Here's a refined error handling snippet for the cleanup function:
// ... inside cleanupExternalResources
externalDB, err := r.Provider.GetDB(dbInstance.Status.InstanceID)
if err != nil {
// Let's assume our provider returns a specific error type for NotFound
if dbprovider.IsNotFound(err) {
logger.Info("External resource confirmed deleted.")
return nil // Success
}
// Any other error is a transient failure, retry with backoff
return err
}
if externalDB.Status == "DELETING" {
// This is not an error, but a state requiring a future check.
// We'll return a specific error that our main Reconcile loop can interpret.

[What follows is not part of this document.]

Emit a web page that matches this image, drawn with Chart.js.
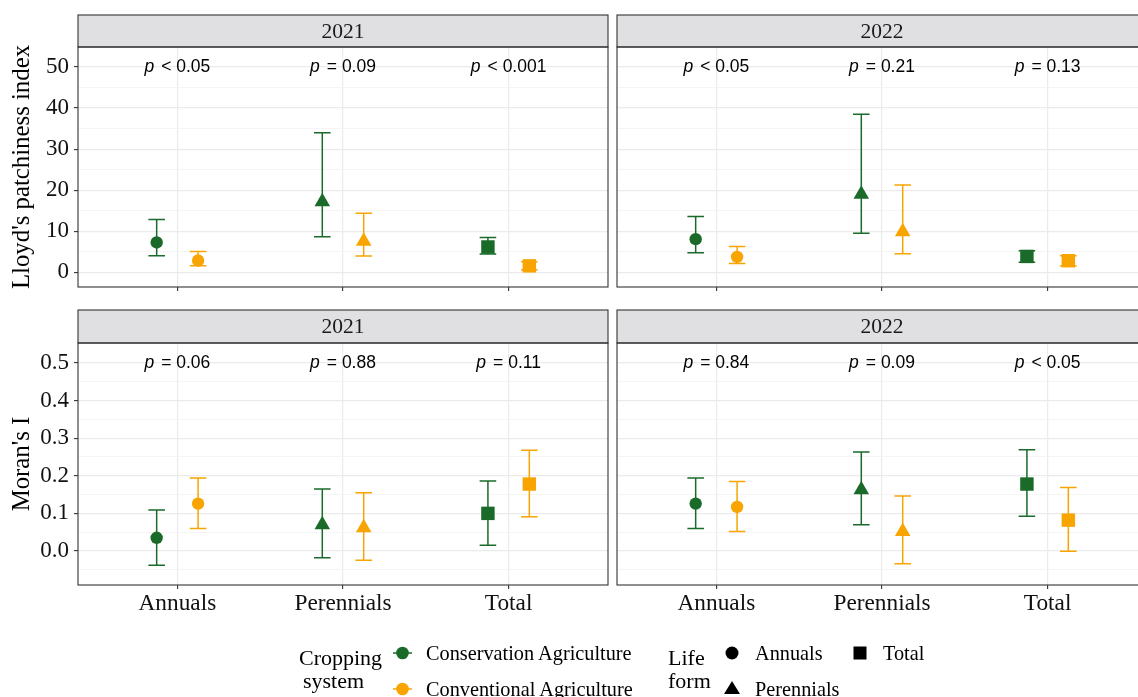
<!DOCTYPE html>
<html>
<head>
<meta charset="utf-8">
<script src="https://cdn.jsdelivr.net/npm/chart.js@4.4.0/dist/chart.umd.min.js"></script>
<style>
    body { margin: 0; background: #fff; }
    #wrap { position: relative; width: 1138px; height: 697px; overflow: hidden; background: #fff; }
    #wrap canvas { position: absolute; }
    #legend { position: absolute; left: 0; top: 0; }
</style>
</head>
<body>
<div id="wrap">
    <canvas id="lloyd2021" style="left:0px;top:0px;width:612px;height:300px" width="612" height="300"></canvas>
    <canvas id="lloyd2022" style="left:612px;top:0px;width:540px;height:300px" width="540" height="300"></canvas>
    <canvas id="moran2021" style="left:0px;top:300px;width:612px;height:330px" width="612" height="330"></canvas>
    <canvas id="moran2022" style="left:612px;top:300px;width:540px;height:330px" width="540" height="330"></canvas>

    <svg id="legend" width="1138" height="697" font-family="Liberation Serif, Times New Roman, serif">
        <text x="299" y="665" font-size="22">Cropping</text>
        <text x="303" y="688" font-size="22">system</text>
        <line x1="393" y1="653" x2="412" y2="653" stroke="#1a6b2a" stroke-width="1.5"/>
        <circle cx="402.5" cy="653" r="6.3" fill="#1a6b2a"/>
        <text x="426" y="659.5" font-size="20.3">Conservation Agriculture</text>
        <line x1="393" y1="689" x2="412" y2="689" stroke="#f8a501" stroke-width="1.5"/>
        <circle cx="402.5" cy="689" r="6.3" fill="#f8a501"/>
        <text x="426" y="696" font-size="20.3">Conventional Agriculture</text>

        <text x="668" y="665" font-size="22">Life</text>
        <text x="668" y="688" font-size="22">form</text>
        <circle cx="732" cy="653" r="6.5" fill="#000"/>
        <text x="755" y="659.5" font-size="20.3">Annuals</text>
        <polygon points="732,681 740,694 724,694" fill="#000"/>
        <text x="755" y="696" font-size="20.3">Perennials</text>
        <rect x="853.5" y="646.5" width="13" height="13" fill="#000"/>
        <text x="883" y="659.5" font-size="20.3">Total</text>
    </svg>
</div>

<script>
// categories
const lifeForms = ['Annuals', 'Perennials', 'Total'];
const systems = ['Conservation Agriculture', 'Conventional Agriculture'];
const years = ['2021', '2022'];

// Lloyd's patchiness index (mean, lower, upper) per life form
const lloyd2021CA = [7.3, 17.2, 6.2];
const lloyd2021CALo = [4.05, 8.7, 4.5];
const lloyd2021CAHi = [12.9, 34.0, 8.5];
const lloyd2021CV = [2.9, 7.6, 1.6];
const lloyd2021CVLo = [1.6, 4.0, 0.65];
const lloyd2021CVHi = [5.1, 14.4, 2.6];

const lloyd2022CA = [8.1, 19.0, 3.9];
const lloyd2022CALo = [4.8, 9.55, 2.5];
const lloyd2022CAHi = [13.6, 38.5, 5.3];
const lloyd2022CV = [3.8, 9.9, 2.85];
const lloyd2022CVLo = [2.2, 4.55, 1.55];
const lloyd2022CVHi = [6.3, 21.3, 4.05];

// Moran's I
const moran2021CA = [0.035, 0.07, 0.10];
const moran2021CALo = [-0.038, -0.018, 0.015];
const moran2021CAHi = [0.109, 0.165, 0.186];
const moran2021CV = [0.126, 0.062, 0.178];
const moran2021CVLo = [0.06, -0.025, 0.091];
const moran2021CVHi = [0.194, 0.155, 0.268];

const moran2022CA = [0.126, 0.163, 0.178];
const moran2022CALo = [0.06, 0.07, 0.092];
const moran2022CAHi = [0.194, 0.263, 0.269];
const moran2022CV = [0.117, 0.052, 0.082];
const moran2022CVLo = [0.052, -0.034, -0.001];
const moran2022CVHi = [0.185, 0.146, 0.169];

// p-value labels
const lloydP2021 = ['< 0.05', '= 0.09', '< 0.001'];
const lloydP2022 = ['< 0.05', '= 0.21', '= 0.13'];
const moranP2021 = ['= 0.06', '= 0.88', '= 0.11'];
const moranP2022 = ['= 0.84', '= 0.09', '< 0.05'];
const lloydLabelY = 50;
const moranLabelY = 0.5;

// ticks
const lloydTicks = [0, 10, 20, 30, 40, 50];
const lloydMinor = [5, 15, 25, 35, 45];
const lloydRange = [-3.54, 54.85];
const moranTicks = [0, 0.1, 0.2, 0.3, 0.4, 0.5];
const moranMinor = [-0.05, 0.05, 0.15, 0.25, 0.35, 0.45];
const moranRange = [-0.0906, 0.5533];
const xRange = [0.4, 3.6];

const colors = ['#1a6b2a', '#f8a501'];
const shapes = ['circle', 'triangle', 'rect'];
const radii = [6.2, 9, 9.5];
const dodge = 0.125;
const capHalf = 0.05;

const serif = 'Liberation Serif';
const sans = 'Liberation Sans';
const pFont = 17.5;

const isIn = (arr, v) => arr.some(m => Math.abs(m - v) < 1e-9);

const panelPlugin = {
    id: 'panel',
    beforeDatasetsDraw(chart, args, opts) {
        const {ctx, scales: {x, y}} = chart;
        // error bars
        chart.data.datasets.forEach((ds) => {
            ctx.save();
            ctx.strokeStyle = ds.borderColor;
            ctx.lineWidth = 1.5;
            ds.data.forEach((d) => {
                const px = x.getPixelForValue(d.x);
                const cw = x.getPixelForValue(d.x + capHalf) - px;
                const yl = y.getPixelForValue(d.lo);
                const yh = y.getPixelForValue(d.hi);
                ctx.beginPath();
                ctx.moveTo(px, yl); ctx.lineTo(px, yh);
                ctx.moveTo(px - cw, yl); ctx.lineTo(px + cw, yl);
                ctx.moveTo(px - cw, yh); ctx.lineTo(px + cw, yh);
                ctx.stroke();
            });
            ctx.restore();
        });
        // p labels
        ctx.save();
        ctx.fillStyle = '#000';
        ctx.textBaseline = 'middle';
        ctx.textAlign = 'left';
        opts.pLabels.forEach((t, i) => {
            const px = x.getPixelForValue(i + 1);
            const py = y.getPixelForValue(opts.labelY);
            ctx.font = 'italic ' + pFont + 'px ' + sans;
            const w1 = ctx.measureText('p').width + 7;
            ctx.font = pFont + 'px ' + sans;
            const w2 = ctx.measureText(t).width;
            const sx = px - (w1 + w2) / 2;
            ctx.font = 'italic ' + pFont + 'px ' + sans;
            ctx.fillText('p', sx, py);
            ctx.font = pFont + 'px ' + sans;
            ctx.fillText(t, sx + w1, py);
        });
        ctx.restore();
    },
    afterDraw(chart, args, opts) {
        const {ctx, chartArea: a} = chart;
        ctx.save();
        ctx.strokeStyle = '#333333';
        ctx.lineWidth = 1.1;
        ctx.fillStyle = '#e0dfe1';
        ctx.fillRect(a.left, opts.stripTop, a.right - a.left, a.top - opts.stripTop);
        ctx.strokeRect(a.left, opts.stripTop, a.right - a.left, a.top - opts.stripTop);
        ctx.strokeRect(a.left, a.top, a.right - a.left, a.bottom - a.top);
        ctx.fillStyle = '#1a1a1a';
        ctx.font = '21.5px ' + serif;
        ctx.textAlign = 'center';
        ctx.textBaseline = 'middle';
        ctx.fillText(opts.year, (a.left + a.right) / 2, (opts.stripTop + a.top) / 2 + 1);
        ctx.restore();
    }
};

function makePanel(id, p) {
    const datasets = systems.map((s, si) => ({
        label: s,
        data: lifeForms.map((lf, i) => ({
            x: i + 1 + (si === 0 ? -dodge : dodge),
            y: p.means[si][i],
            lo: p.lo[si][i],
            hi: p.hi[si][i]
        })),
        backgroundColor: colors[si],
        borderColor: colors[si],
        borderWidth: 0,
        pointStyle: shapes,
        pointRadius: radii,
        pointHoverRadius: radii
    }));

    return new Chart(document.getElementById(id), {
        type: 'scatter',
        data: { datasets },
        plugins: [panelPlugin],
        options: {
            responsive: false,
            animation: false,
            events: [],
            layout: { autoPadding: false, padding: { top: p.padTop, right: p.padRight, left: 0, bottom: 0 } },
            plugins: {
                legend: { display: false },
                tooltip: { enabled: false },
                panel: { pLabels: p.pLabels, labelY: p.labelY, stripTop: p.stripTop, year: p.year }
            },
            scales: {
                x: {
                    type: 'linear',
                    min: xRange[0],
                    max: xRange[1],
                    afterBuildTicks: (s) => { s.ticks = [1, 2, 3].map(v => ({ value: v })); },
                    afterFit: (s) => {
                        s.height = p.xHeight;
                        s.paddingLeft = 0; s.paddingRight = 0; s.paddingTop = 0; s.paddingBottom = 0;
                    },
                    border: { display: false },
                    grid: { color: '#ebebeb', lineWidth: 1.2, tickColor: '#333333', tickLength: 4, tickWidth: 1.1 },
                    ticks: {
                        display: p.showX,
                        autoSkip: false,
                        maxRotation: 0,
                        padding: 1,
                        color: '#111',
                        font: { family: serif, size: 23.3 },
                        callback: (v) => lifeForms[Math.round(v) - 1]
                    }
                },
                y: {
                    min: p.range[0],
                    max: p.range[1],
                    afterBuildTicks: (s) => {
                        s.ticks = p.major.concat(p.minor).sort((a, b) => a - b).map(v => ({ value: v }));
                    },
                    afterFit: (s) => {
                        s.width = p.yWidth;
                        s.paddingLeft = 0; s.paddingRight = 0; s.paddingTop = 0; s.paddingBottom = 0;
                    },
                    border: { display: false },
                    title: {
                        display: !!p.yTitle,
                        text: p.yTitle || '',
                        color: '#000',
                        font: { family: serif, size: 24.8 },
                        padding: { top: 8, bottom: 0 }
                    },
                    grid: {
                        drawTicks: p.showY,
                        tickLength: 4,
                        tickWidth: 1.1,
                        color: (c) => isIn(p.minor, c.tick.value) ? '#f2f2f2' : '#ebebeb',
                        lineWidth: (c) => isIn(p.minor, c.tick.value) ? 0.8 : 1.2,
                        tickColor: (c) => isIn(p.minor, c.tick.value) ? 'rgba(0,0,0,0)' : '#333333'
                    },
                    ticks: {
                        display: p.showY,
                        autoSkip: false,
                        padding: 5,
                        color: '#111',
                        font: { family: serif, size: 23 },
                        callback: (v) => isIn(p.major, v) ? p.fmt(v) : ''
                    }
                }
            }
        }
    });
}

const lloydFmt = (v) => String(v);
const moranFmt = (v) => v.toFixed(1);

makePanel('lloyd2021', {
    year: years[0], means: [lloyd2021CA, lloyd2021CV], lo: [lloyd2021CALo, lloyd2021CVLo], hi: [lloyd2021CAHi, lloyd2021CVHi],
    pLabels: lloydP2021, labelY: lloydLabelY, range: lloydRange, major: lloydTicks, minor: lloydMinor, fmt: lloydFmt,
    showX: false, showY: true, yTitle: "Lloyd's patchiness index",
    yWidth: 78, xHeight: 13, padTop: 47, padRight: 4, stripTop: 15
});
makePanel('lloyd2022', {
    year: years[1], means: [lloyd2022CA, lloyd2022CV], lo: [lloyd2022CALo, lloyd2022CVLo], hi: [lloyd2022CAHi, lloyd2022CVHi],
    pLabels: lloydP2022, labelY: lloydLabelY, range: lloydRange, major: lloydTicks, minor: lloydMinor, fmt: lloydFmt,
    showX: false, showY: false, yTitle: null,
    yWidth: 5, xHeight: 13, padTop: 47, padRight: 5, stripTop: 15
});
makePanel('moran2021', {
    year: years[0], means: [moran2021CA, moran2021CV], lo: [moran2021CALo, moran2021CVLo], hi: [moran2021CAHi, moran2021CVHi],
    pLabels: moranP2021, labelY: moranLabelY, range: moranRange, major: moranTicks, minor: moranMinor, fmt: moranFmt,
    showX: true, showY: true, yTitle: "Moran's I",
    yWidth: 78, xHeight: 45, padTop: 43, padRight: 4, stripTop: 10
});
makePanel('moran2022', {
    year: years[1], means: [moran2022CA, moran2022CV], lo: [moran2022CALo, moran2022CVLo], hi: [moran2022CAHi, moran2022CVHi],
    pLabels: moranP2022, labelY: moranLabelY, range: moranRange, major: moranTicks, minor: moranMinor, fmt: moranFmt,
    showX: true, showY: false, yTitle: null,
    yWidth: 5, xHeight: 45, padTop: 43, padRight: 5, stripTop: 10
});
</script>
</body>
</html>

return &RequeueError{Message: "Deletion pending", RequeueAfter: 30 * time.Second}
}
// A custom error type to control requeue behavior
type RequeueError struct {
Message string
RequeueAfter time.Duration
}
func (e *RequeueError) Error() string {
return e.Message
}
// In the main Reconcile function:
// ...
if err := r.cleanupExternalResources(ctx, dbInstance); err != nil {
if requeueErr, ok := err.(*RequeueError); ok {
logger.Info(requeueErr.Message)
return ctrl.Result{RequeueAfter: requeueErr.RequeueAfter}, nil
}
// It's a real error, use exponential backoff
logger.Error(err, "Cleanup failed with a transient error")
return ctrl.Result{}, err
}
// ...
Performance and Scalability Considerations
Controller Concurrency
By default, a controller reconciles one resource at a time. If you have thousands of ManagedDatabase CRs, and a few are stuck in long provisioning cycles, they can block reconciliations for all other resources.
You can increase parallelism by setting MaxConcurrentReconciles when setting up your manager in main.go.
// cmd/main.go
// ...
err = ctrl.NewControllerManagedBy(mgr).
For(&dbv1alpha1.ManagedDatabase{}).
WithOptions(controller.Options{MaxConcurrentReconciles: 10}).
Complete(&dbcontroller.ManagedDatabaseReconciler{
Client: mgr.GetClient(),
Scheme: mgr.GetScheme(),
Provider: dbprovider.NewMockProvider(),
})
// ...
Caveat: Increasing concurrency means your operator will make more parallel calls to the external API. Ensure your API client has appropriate rate limiting or that your provider's API quotas can handle the load. A MaxConcurrentReconciles of 5-10 is a common starting point.
API Throttling
If your operator manages a large number of resources, the combined polling from all Reconcile loops can exceed the rate limits of your external provider's API. This is especially true with high concurrency.
Solution: Use a rate-limited HTTP client for your external API calls. Libraries like golang.org/x/time/rate provide token bucket implementations that are easy to integrate into an http.Client transport.
import "golang.org/x/time/rate"
// In your provider client setup
limiter := rate.NewLimiter(rate.Limit(10), 1) // 10 requests per second, burst of 1
// In your API call function
if err := limiter.Wait(ctx); err != nil {
return err // Context cancelled
}
// Proceed with API call
This ensures that your operator self-throttles its requests, behaving as a good citizen and preventing failures due to rate limiting.
Conclusion
Finalizers are not an optional feature for a production-grade stateful operator; they are a fundamental requirement. They transform the operator from a simple state-synchronizer into a true lifecycle manager. By intercepting the deletion flow, you can guarantee that external, costly, and stateful resources are deprovisioned cleanly, preventing resource leaks and security gaps.
A robust implementation requires more than just adding and removing a string from metadata. It demands idempotent logic, careful error handling to distinguish between transient failures and pending states, strategies for dealing with stuck resources, and an awareness of the performance implications of concurrency and API rate limiting. By mastering these patterns, you can build operators that are not just powerful but also safe, reliable, and production-ready.